### EXERCISE
Exactly as written, write out the lines below from the first to the one containing "plt.rcParams['font.family'] = ['Lato', 'DejaVu", inclusive. Pictures do not belong in the copy.
= = = = =
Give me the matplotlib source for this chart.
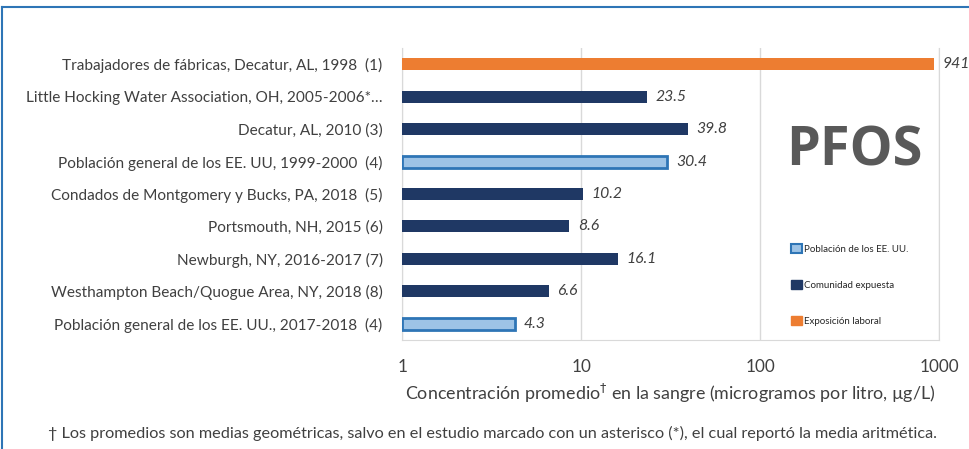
import matplotlib.pyplot as plt
from matplotlib.patches import Patch
from matplotlib.lines import Line2D

plt.rcParams['font.family'] = ['Lato', 'DejaVu Sans']

labels = [
    'Trabajadores de fábricas, Decatur, AL, 1998  (1)',
    'Little Hocking Water Association, OH, 2005-2006*…',
    'Decatur, AL, 2010 (3)',
    'Población general de los EE. UU, 1999-2000  (4)',
    'Condados de Montgomery y Bucks, PA, 2018  (5)',
    'Portsmouth, NH, 2015 (6)',
    'Newburgh, NY, 2016-2017 (7)',
    'Westhampton Beach/Quogue Area, NY, 2018 (8)',
    'Población general de los EE. UU., 2017-2018  (4)',
]
values = [941, 23.5, 39.8, 30.4, 10.2, 8.6, 16.1, 6.6, 4.3]
groups = ['lab', 'com', 'com', 'pop', 'com', 'com', 'com', 'com', 'pop']
value_text = ['941', '23.5', '39.8', '30.4', '10.2', '8.6', '16.1', '6.6', '4.3']

fill = {'lab': '#ED7D31', 'com': '#1F3864', 'pop': '#9DC3E6'}
edge = {'lab': '#ED7D31', 'com': '#1F3864', 'pop': '#2E75B6'}
txt = '#404040'

fig = plt.figure(figsize=(9.69, 4.49), dpi=100)
ax = fig.add_axes([0.415, 0.243, 0.554, 0.65])

y = list(range(len(labels)))
for i, (v, g) in enumerate(zip(values, groups)):
    lw = 2 if g == 'pop' else 0
    ax.barh(i, v - 1, left=1, height=0.37, color=fill[g], edgecolor=edge[g], linewidth=lw, zorder=3)
    ax.annotate(value_text[i], (v, i), xytext=(6, 0), textcoords='offset points',
                va='center', ha='left', style='italic', fontsize=11.3, color=txt)

ax.set_xscale('log')
ax.set_xlim(1, 1000)
ax.set_ylim(len(labels) - 0.5, -0.5)
ax.set_yticks(y)
ax.set_yticklabels(labels, fontsize=11.1, color=txt)
ax.set_xticks([1, 10, 100, 1000])
ax.set_xticklabels(['1', '10', '100', '1000'], fontsize=12.3, color=txt)
ax.minorticks_off()
ax.tick_params(axis='y', length=0, pad=14)
ax.tick_params(axis='x', length=0, pad=14)
ax.grid(axis='x', color='#D9D9D9', linewidth=1, zorder=0)
ax.spines['top'].set_visible(False)
for s in ['left', 'right', 'bottom']:
    ax.spines[s].set_color('#D9D9D9')

ax.set_xlabel('Concentración promedio$^{\\dagger}$ en la sangre (microgramos por litro, µg/L)',
              fontsize=12.9, color=txt, labelpad=5)

ax.text(0.842, 0.645, 'PFOS', transform=ax.transAxes, ha='center', va='center',
        fontsize=39, fontweight='bold', color='#595959', family='Open Sans')

handles = [
    Patch(facecolor=fill['pop'], edgecolor=edge['pop'], linewidth=1.5, label='Población de los EE. UU.'),
    Patch(facecolor=fill['com'], edgecolor=fill['com'], label='Comunidad expuesta'),
    Patch(facecolor=fill['lab'], edgecolor=fill['lab'], label='Exposición laboral'),
]
leg = ax.legend(handles=handles, loc='upper left', bbox_to_anchor=(0.708, 0.36), frameon=False,
                fontsize=7, handlelength=1.1, handleheight=1.1, handletextpad=0.25,
                labelspacing=2.7)
for t in leg.get_texts():
    t.set_color('#262626')

fig.text(0.508, 0.035, '† Los promedios son medias geométricas, salvo en el estudio marcado con un asterisco (*), el cual reportó la media aritmética.',
         ha='center', va='center', fontsize=11.7, color=txt)

# blue frame around the figure
fig.add_artist(Line2D([0.002, 1.0], [0.985, 0.985], color='#2E75B6', linewidth=1.5))
fig.add_artist(Line2D([0.002, 0.002], [0.0, 0.985], color='#2E75B6', linewidth=1.5))

fig.savefig('out.png', dpi=100)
= = = = =
### TASK RESULT
Give me the matplotlib source for this chart.
import matplotlib.pyplot as plt
from matplotlib.patches import Patch
from matplotlib.lines import Line2D

plt.rcParams['font.family'] = ['Lato', 'DejaVu Sans']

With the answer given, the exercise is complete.